--- Entries supplied ---

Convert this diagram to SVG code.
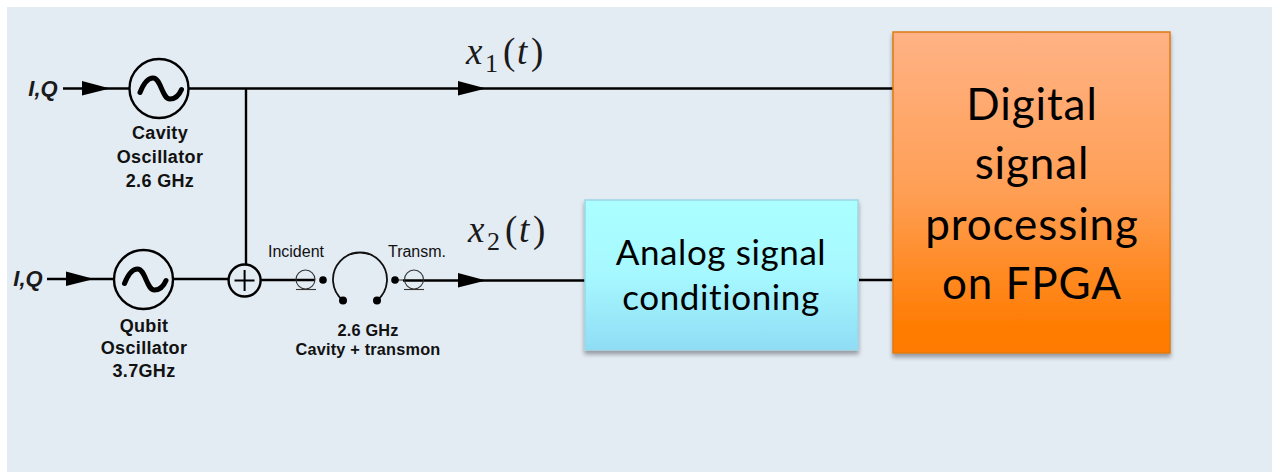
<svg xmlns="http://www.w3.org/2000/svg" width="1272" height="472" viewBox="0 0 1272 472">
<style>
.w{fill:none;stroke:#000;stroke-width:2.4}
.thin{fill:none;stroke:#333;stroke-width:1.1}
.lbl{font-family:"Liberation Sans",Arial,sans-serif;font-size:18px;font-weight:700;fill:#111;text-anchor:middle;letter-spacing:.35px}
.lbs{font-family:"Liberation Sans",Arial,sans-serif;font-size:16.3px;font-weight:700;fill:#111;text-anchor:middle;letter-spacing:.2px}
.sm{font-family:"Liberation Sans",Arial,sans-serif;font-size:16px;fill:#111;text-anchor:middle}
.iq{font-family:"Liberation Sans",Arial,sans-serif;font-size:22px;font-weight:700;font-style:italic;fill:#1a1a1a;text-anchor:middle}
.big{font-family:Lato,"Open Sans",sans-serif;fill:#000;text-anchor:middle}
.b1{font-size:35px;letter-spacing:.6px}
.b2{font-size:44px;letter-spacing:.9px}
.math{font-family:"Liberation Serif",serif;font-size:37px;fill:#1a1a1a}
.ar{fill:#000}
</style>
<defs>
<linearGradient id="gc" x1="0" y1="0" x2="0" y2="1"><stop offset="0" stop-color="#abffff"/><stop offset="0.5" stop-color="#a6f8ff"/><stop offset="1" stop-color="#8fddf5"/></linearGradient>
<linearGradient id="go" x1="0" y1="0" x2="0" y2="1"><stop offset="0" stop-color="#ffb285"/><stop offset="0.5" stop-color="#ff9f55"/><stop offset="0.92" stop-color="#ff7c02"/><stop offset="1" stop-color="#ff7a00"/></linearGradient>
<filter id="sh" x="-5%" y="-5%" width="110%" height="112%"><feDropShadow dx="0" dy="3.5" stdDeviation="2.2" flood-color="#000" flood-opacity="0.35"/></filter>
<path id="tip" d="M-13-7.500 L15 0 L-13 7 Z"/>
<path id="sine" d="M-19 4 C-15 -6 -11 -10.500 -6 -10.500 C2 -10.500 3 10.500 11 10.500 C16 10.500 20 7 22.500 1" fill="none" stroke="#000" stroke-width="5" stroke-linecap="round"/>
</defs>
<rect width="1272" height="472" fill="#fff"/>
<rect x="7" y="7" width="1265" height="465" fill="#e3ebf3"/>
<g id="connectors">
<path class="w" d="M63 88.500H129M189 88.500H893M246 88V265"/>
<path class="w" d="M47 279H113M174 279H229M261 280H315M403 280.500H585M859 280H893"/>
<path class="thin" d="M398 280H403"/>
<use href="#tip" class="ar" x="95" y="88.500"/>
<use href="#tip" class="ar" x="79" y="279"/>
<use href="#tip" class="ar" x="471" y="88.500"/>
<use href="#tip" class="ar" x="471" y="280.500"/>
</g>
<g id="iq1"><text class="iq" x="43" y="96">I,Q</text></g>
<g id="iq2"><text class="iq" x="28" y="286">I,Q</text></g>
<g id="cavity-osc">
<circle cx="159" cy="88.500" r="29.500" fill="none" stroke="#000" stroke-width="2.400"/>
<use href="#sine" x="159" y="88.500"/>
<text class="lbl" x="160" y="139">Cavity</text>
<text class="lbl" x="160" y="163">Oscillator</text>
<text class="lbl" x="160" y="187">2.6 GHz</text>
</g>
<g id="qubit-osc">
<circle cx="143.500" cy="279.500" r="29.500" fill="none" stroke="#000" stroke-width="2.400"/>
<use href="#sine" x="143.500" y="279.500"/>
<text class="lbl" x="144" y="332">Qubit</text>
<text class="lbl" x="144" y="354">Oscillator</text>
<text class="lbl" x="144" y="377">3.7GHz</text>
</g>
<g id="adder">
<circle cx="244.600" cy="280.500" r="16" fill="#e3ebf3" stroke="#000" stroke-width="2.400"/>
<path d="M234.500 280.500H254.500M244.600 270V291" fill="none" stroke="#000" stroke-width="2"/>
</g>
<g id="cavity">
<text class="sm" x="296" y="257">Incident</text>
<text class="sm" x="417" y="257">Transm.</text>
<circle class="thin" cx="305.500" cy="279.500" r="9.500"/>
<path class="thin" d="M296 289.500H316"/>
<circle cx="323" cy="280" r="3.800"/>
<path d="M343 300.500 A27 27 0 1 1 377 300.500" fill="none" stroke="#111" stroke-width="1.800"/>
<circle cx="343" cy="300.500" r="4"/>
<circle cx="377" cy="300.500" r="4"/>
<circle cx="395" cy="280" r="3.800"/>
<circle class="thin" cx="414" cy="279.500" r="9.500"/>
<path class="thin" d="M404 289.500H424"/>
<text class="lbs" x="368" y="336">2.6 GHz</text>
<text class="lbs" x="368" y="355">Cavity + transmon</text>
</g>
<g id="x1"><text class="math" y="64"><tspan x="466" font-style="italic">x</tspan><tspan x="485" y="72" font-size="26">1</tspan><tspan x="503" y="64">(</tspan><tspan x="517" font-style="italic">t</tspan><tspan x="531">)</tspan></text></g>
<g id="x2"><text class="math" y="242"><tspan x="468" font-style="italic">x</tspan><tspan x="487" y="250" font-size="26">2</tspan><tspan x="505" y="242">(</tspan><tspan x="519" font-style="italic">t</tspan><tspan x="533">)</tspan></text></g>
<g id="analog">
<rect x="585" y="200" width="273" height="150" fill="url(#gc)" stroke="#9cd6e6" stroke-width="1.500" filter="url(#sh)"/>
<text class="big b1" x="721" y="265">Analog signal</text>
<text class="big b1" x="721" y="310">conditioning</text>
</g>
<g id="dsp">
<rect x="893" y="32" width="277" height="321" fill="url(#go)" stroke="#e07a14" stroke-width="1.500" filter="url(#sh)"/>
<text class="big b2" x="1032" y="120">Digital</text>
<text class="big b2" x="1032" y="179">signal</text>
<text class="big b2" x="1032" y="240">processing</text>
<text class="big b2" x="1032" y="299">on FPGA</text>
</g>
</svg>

---
--- Entries supplied ---

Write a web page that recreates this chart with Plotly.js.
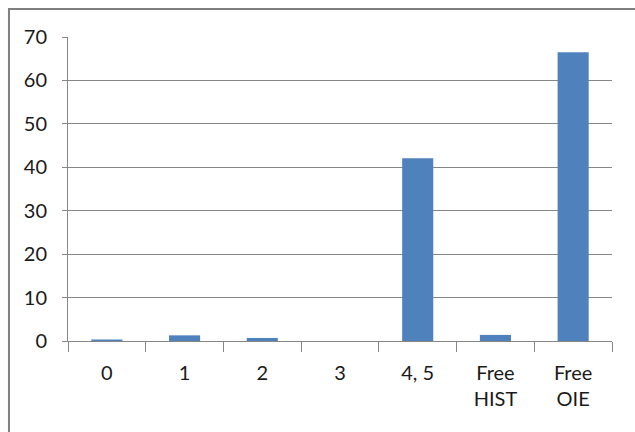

---

Find every line with "this" in the listing and state how many there are, nothing else.

▶ _Written solution_: 2